WHAT THE TASK ASKS: Reproduce, exactly and in full, the lines from the one with "Emit a web page" through the one with "const semB = [0.43, 0.39, 0.44];" in the data below; drop pictures.

[Entries with chart source code]
*****

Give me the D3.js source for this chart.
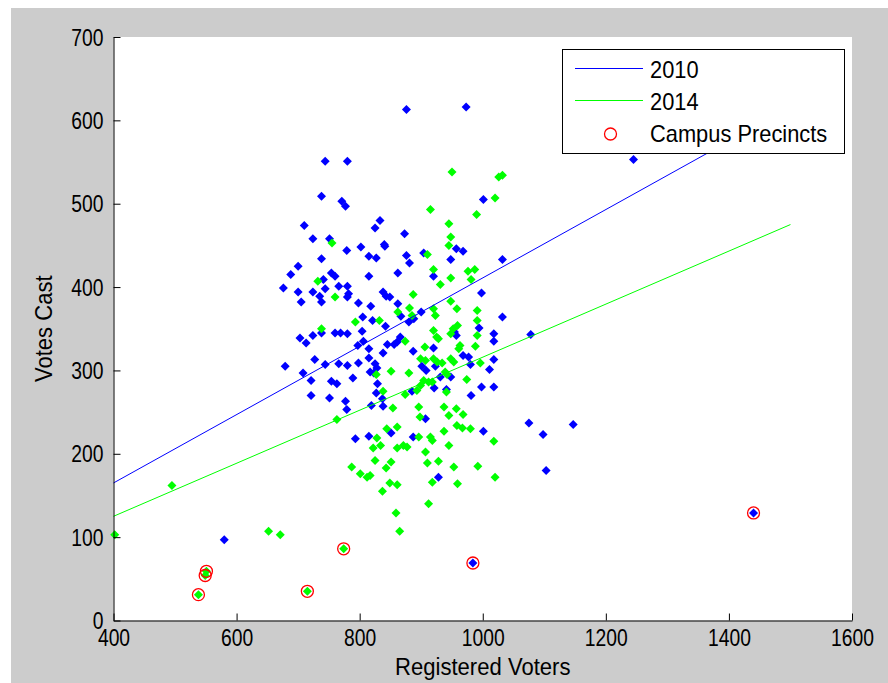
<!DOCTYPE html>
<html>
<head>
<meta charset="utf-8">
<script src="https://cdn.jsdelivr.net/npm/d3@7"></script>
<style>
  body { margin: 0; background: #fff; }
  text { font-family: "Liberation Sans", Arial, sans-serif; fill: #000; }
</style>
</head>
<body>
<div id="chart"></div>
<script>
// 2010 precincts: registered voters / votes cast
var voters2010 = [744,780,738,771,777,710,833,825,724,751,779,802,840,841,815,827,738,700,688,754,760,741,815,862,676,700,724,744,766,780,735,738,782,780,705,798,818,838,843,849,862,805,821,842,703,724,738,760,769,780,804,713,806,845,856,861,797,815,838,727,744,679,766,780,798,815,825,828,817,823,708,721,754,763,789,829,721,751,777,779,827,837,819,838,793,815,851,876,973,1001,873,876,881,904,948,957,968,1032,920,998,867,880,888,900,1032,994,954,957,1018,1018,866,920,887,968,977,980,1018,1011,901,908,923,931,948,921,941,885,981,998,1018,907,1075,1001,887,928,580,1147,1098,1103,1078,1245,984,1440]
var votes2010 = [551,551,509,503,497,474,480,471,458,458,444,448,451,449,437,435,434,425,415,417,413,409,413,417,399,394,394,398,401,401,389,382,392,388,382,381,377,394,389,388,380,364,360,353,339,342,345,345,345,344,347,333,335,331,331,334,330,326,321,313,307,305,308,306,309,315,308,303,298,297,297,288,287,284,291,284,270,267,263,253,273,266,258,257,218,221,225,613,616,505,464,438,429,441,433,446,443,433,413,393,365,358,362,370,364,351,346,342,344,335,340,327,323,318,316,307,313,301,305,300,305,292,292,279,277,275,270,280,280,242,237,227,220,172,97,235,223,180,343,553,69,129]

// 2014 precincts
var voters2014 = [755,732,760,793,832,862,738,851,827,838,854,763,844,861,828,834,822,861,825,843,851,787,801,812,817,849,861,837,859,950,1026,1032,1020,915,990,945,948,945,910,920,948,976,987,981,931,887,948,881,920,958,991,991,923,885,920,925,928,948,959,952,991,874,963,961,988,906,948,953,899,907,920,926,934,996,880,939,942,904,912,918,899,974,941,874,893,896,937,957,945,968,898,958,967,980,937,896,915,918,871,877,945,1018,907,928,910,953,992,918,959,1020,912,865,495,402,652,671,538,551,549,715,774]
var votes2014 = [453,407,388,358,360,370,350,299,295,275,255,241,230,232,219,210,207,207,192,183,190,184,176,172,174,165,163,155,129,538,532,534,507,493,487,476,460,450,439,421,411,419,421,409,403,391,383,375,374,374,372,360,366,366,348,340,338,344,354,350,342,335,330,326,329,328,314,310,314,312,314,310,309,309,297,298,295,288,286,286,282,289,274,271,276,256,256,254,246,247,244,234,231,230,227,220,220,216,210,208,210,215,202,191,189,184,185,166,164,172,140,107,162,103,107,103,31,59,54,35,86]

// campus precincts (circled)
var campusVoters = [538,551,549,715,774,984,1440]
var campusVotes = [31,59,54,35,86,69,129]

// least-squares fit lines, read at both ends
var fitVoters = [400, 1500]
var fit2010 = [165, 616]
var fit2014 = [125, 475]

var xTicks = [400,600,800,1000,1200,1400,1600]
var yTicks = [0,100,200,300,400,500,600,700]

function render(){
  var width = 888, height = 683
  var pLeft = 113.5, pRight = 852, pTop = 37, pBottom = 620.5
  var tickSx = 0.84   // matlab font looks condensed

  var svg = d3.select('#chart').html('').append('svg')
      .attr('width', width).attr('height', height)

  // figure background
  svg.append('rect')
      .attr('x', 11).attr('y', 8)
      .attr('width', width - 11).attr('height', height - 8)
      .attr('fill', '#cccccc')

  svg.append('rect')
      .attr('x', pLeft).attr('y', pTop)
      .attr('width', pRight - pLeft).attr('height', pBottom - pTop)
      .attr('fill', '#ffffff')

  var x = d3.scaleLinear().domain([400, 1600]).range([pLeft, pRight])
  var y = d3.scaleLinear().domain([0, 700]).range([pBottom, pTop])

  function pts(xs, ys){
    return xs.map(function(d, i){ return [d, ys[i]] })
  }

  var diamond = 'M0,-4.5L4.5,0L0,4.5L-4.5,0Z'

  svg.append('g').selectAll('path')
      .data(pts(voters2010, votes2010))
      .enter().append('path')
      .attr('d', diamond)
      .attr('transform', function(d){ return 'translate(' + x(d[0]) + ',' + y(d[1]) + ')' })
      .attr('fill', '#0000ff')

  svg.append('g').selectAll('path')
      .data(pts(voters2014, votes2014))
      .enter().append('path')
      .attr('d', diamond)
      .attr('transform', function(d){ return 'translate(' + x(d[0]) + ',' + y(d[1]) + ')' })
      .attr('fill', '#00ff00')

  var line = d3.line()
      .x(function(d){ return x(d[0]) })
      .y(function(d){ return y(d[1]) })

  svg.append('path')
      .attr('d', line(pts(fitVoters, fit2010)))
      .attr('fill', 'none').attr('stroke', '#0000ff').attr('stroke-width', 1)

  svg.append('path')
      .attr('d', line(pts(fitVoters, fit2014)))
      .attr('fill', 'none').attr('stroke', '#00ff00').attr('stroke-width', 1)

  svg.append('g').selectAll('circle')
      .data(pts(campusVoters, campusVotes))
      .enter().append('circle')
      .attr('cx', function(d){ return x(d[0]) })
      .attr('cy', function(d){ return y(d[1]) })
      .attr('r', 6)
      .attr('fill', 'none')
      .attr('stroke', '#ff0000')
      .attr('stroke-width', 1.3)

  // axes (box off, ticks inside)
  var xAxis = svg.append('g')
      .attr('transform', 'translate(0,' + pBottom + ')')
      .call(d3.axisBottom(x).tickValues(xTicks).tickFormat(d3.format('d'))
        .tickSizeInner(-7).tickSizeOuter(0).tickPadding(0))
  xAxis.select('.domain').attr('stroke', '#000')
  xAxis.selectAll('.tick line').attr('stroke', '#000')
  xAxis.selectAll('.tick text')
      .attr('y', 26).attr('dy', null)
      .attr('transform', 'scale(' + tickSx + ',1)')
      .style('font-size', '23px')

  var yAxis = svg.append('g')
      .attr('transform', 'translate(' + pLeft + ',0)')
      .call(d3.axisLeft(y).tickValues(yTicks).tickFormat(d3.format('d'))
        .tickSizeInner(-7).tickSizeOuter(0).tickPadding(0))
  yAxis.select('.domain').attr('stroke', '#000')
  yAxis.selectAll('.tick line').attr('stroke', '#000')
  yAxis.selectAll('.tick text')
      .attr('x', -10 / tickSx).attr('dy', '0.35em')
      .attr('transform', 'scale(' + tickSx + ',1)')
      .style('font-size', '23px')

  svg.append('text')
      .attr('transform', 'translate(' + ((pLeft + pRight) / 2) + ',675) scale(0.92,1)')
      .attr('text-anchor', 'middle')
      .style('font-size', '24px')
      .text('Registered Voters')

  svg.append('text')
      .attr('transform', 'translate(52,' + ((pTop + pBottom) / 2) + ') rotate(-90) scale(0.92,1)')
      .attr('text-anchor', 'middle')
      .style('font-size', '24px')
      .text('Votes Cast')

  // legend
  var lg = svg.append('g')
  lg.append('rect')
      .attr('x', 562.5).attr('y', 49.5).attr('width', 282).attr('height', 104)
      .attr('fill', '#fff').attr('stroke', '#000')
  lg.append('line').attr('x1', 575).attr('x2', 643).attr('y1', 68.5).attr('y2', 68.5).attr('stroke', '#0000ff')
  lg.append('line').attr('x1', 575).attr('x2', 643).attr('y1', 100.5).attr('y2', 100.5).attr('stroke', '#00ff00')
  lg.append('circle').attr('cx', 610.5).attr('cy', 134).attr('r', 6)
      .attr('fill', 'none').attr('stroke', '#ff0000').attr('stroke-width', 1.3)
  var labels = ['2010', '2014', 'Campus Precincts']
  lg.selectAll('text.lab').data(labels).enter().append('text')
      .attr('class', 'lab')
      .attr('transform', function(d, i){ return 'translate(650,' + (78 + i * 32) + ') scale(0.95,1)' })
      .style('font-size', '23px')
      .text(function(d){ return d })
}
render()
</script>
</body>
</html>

*****

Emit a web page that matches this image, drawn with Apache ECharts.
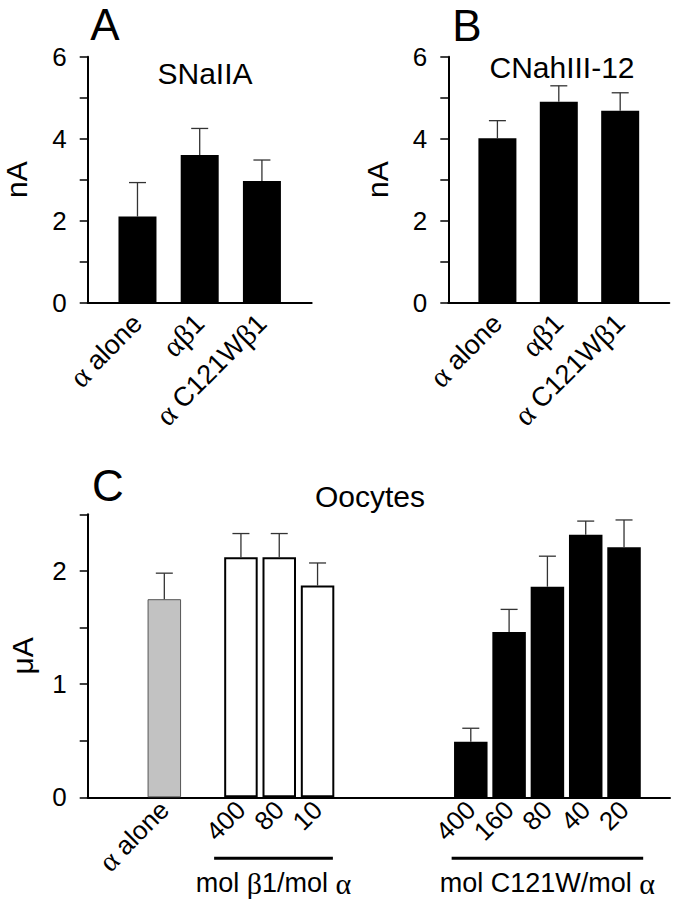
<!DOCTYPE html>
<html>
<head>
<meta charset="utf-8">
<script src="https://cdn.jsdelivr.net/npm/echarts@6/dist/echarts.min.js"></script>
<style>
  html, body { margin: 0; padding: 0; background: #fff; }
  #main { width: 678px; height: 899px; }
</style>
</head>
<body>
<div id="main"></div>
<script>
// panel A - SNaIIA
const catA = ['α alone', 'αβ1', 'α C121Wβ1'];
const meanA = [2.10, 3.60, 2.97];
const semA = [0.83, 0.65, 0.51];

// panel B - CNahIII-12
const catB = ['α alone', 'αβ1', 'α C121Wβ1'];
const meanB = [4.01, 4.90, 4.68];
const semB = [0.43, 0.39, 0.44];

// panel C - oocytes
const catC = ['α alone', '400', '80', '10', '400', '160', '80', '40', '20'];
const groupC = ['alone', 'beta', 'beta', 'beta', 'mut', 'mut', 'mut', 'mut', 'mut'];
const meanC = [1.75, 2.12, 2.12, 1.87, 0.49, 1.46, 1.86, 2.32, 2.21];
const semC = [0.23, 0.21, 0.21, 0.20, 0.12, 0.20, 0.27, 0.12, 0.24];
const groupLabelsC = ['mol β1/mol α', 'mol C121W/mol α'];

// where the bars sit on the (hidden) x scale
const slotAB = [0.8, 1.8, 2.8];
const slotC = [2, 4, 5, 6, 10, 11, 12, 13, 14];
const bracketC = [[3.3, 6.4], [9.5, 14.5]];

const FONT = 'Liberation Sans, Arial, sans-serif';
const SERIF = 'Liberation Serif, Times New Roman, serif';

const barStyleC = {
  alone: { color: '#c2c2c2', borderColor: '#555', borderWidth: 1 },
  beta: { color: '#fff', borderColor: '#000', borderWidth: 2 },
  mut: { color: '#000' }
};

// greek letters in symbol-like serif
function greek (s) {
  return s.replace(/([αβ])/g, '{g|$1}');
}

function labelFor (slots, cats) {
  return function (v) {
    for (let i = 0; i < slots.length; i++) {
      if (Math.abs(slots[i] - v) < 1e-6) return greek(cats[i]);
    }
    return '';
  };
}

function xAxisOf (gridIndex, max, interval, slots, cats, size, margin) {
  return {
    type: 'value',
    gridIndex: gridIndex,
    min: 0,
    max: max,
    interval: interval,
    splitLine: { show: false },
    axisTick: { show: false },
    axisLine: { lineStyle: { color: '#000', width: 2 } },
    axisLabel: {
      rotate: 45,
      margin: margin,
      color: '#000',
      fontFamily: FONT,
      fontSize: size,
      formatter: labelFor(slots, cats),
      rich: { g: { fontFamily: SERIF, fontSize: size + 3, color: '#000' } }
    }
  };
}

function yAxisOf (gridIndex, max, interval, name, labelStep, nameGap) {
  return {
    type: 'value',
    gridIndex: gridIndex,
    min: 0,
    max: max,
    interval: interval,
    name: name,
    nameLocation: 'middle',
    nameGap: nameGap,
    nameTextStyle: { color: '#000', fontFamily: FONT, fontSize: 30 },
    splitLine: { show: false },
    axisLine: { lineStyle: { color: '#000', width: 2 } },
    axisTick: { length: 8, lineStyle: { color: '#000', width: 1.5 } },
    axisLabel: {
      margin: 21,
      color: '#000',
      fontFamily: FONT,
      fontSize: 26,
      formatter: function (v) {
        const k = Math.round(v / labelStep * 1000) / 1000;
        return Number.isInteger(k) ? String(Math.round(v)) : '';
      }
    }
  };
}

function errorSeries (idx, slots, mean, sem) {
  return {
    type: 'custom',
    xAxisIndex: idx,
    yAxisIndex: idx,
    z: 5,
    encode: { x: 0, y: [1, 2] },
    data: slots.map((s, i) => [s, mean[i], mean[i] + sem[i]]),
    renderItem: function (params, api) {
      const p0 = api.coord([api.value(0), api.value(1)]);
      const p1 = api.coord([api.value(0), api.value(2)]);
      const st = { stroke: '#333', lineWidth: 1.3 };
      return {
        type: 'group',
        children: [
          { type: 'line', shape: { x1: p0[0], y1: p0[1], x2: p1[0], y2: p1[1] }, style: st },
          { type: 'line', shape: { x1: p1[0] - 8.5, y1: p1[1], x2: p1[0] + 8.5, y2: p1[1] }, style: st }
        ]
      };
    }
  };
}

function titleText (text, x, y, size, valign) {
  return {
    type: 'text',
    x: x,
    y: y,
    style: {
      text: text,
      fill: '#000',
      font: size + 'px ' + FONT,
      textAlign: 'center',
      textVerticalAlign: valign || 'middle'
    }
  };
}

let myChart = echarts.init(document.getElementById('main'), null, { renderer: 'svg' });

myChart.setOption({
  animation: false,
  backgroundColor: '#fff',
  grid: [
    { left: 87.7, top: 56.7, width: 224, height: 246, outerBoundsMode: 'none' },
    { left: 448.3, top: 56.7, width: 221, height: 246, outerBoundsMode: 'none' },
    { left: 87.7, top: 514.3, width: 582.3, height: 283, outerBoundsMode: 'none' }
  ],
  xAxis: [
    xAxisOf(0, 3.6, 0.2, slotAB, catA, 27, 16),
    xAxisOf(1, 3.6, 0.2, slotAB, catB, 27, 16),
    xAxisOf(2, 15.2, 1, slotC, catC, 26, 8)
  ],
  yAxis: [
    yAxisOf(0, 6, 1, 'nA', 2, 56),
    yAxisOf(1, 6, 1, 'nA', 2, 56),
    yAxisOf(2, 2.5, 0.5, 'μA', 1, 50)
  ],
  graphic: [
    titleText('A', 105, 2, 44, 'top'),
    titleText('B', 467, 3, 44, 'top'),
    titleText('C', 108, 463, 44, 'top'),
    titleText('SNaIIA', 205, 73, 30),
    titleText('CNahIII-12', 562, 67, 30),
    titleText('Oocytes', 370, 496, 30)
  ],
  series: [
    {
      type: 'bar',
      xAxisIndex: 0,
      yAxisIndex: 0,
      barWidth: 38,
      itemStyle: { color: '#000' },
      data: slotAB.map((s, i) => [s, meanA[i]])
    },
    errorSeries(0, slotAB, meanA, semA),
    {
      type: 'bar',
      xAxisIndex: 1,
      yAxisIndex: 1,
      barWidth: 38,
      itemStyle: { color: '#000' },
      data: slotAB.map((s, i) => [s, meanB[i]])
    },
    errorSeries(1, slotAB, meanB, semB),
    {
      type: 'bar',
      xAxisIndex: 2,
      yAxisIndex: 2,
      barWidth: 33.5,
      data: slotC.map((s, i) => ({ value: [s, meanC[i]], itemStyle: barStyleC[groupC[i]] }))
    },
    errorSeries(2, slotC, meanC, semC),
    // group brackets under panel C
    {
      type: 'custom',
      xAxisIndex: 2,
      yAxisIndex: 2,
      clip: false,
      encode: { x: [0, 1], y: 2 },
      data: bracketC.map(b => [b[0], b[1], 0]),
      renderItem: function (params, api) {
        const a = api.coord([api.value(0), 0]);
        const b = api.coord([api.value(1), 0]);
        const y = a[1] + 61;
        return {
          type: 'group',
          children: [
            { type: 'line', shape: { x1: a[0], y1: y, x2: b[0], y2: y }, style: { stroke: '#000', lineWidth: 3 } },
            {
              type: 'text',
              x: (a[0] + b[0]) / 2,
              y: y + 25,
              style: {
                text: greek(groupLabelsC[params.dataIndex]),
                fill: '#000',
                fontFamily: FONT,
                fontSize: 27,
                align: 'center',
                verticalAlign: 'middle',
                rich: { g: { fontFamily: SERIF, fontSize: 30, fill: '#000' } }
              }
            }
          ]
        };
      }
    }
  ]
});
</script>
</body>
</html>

*****

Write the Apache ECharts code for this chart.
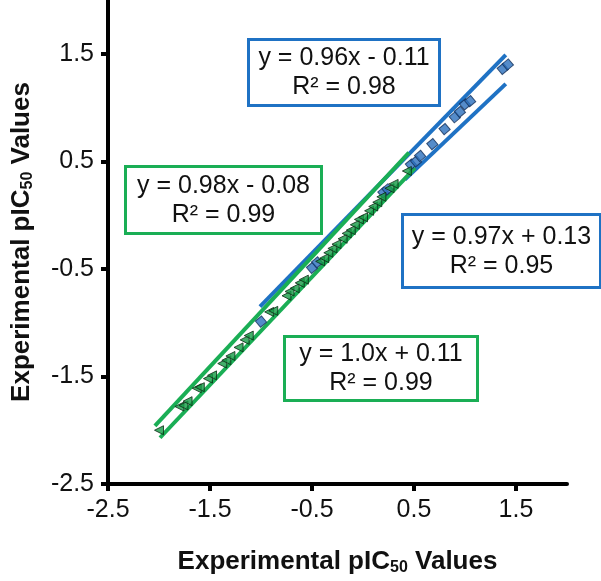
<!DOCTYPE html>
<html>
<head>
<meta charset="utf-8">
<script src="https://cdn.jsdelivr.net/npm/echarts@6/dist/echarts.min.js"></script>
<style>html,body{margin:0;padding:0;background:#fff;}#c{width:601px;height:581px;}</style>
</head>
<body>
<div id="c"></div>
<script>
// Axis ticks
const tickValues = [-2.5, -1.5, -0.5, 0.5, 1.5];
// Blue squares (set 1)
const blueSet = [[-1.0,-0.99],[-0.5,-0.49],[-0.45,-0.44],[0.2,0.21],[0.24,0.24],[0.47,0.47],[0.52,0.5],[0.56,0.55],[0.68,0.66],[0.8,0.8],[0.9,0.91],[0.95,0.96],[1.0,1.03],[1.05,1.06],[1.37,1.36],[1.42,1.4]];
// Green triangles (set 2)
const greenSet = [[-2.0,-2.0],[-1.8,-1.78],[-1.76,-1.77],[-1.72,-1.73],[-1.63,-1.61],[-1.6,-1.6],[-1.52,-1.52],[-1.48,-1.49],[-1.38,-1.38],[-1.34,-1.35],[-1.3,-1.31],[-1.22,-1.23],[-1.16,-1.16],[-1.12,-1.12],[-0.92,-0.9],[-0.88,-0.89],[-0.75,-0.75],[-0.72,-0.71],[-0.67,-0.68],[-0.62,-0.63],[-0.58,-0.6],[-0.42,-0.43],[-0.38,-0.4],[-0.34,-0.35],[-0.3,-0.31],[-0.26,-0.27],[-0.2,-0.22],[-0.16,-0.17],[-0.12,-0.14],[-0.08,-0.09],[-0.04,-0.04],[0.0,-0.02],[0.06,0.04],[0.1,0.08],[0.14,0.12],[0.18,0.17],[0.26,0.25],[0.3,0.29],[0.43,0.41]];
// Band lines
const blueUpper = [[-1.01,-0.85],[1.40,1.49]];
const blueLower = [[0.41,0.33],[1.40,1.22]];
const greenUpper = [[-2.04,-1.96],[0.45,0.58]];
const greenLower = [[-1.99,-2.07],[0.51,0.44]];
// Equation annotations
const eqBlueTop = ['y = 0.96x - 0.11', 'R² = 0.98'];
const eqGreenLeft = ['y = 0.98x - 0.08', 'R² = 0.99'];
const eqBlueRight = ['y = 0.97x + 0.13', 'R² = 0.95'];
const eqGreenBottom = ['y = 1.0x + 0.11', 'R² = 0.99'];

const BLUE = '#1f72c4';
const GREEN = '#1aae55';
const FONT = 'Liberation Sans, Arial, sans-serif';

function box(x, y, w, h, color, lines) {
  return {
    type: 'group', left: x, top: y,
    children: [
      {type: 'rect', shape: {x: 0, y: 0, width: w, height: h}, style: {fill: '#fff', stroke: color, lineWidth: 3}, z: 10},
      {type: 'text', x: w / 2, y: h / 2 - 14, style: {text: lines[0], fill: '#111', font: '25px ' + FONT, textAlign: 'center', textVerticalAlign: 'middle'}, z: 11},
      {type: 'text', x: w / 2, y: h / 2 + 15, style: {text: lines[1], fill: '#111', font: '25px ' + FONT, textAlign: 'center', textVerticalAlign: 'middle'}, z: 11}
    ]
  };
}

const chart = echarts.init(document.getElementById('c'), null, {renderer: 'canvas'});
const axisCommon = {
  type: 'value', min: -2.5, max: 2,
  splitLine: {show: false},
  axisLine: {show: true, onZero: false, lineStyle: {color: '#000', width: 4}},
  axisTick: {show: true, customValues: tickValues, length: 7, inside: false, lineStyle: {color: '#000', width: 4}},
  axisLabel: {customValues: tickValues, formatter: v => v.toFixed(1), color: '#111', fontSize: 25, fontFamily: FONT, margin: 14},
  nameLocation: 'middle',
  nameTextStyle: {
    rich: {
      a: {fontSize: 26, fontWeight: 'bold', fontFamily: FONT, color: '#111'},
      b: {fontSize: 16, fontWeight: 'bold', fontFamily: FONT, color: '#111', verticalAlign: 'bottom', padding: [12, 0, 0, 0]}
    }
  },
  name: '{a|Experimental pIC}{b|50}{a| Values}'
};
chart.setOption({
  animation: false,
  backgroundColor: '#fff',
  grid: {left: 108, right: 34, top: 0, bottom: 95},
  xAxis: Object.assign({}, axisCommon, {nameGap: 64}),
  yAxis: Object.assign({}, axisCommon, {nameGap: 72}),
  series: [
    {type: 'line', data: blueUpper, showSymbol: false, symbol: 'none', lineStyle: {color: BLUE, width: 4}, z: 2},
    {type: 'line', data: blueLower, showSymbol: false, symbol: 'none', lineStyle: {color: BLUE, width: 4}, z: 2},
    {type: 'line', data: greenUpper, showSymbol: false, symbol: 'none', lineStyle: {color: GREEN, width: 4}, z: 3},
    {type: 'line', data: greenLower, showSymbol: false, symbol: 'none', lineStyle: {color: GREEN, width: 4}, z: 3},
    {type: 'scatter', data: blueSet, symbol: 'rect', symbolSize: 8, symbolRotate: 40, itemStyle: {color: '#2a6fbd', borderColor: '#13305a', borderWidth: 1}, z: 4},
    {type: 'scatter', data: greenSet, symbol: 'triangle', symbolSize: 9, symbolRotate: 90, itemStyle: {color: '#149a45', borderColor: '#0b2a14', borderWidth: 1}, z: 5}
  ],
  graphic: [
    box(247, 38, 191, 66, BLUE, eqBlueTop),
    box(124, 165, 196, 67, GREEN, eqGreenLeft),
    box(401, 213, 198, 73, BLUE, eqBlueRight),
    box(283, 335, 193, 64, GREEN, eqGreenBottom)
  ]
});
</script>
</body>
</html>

*****

THE REPLY:
Emit a web page that matches this image, drawn with Apache ECharts.
<!DOCTYPE html>
<html>
<head>
<meta charset="utf-8">
<script src="https://cdn.jsdelivr.net/npm/echarts@6/dist/echarts.min.js"></script>
<style>
  html, body { margin: 0; padding: 0; background: #fff; }
  #main { width: 678px; height: 899px; }
</style>
</head>
<body>
<div id="main"></div>
<script>
// panel A - SNaIIA
const catA = ['α alone', 'αβ1', 'α C121Wβ1'];
const meanA = [2.10, 3.60, 2.97];
const semA = [0.83, 0.65, 0.51];

// panel B - CNahIII-12
const catB = ['α alone', 'αβ1', 'α C121Wβ1'];
const meanB = [4.01, 4.90, 4.68];
const semB = [0.43, 0.39, 0.44];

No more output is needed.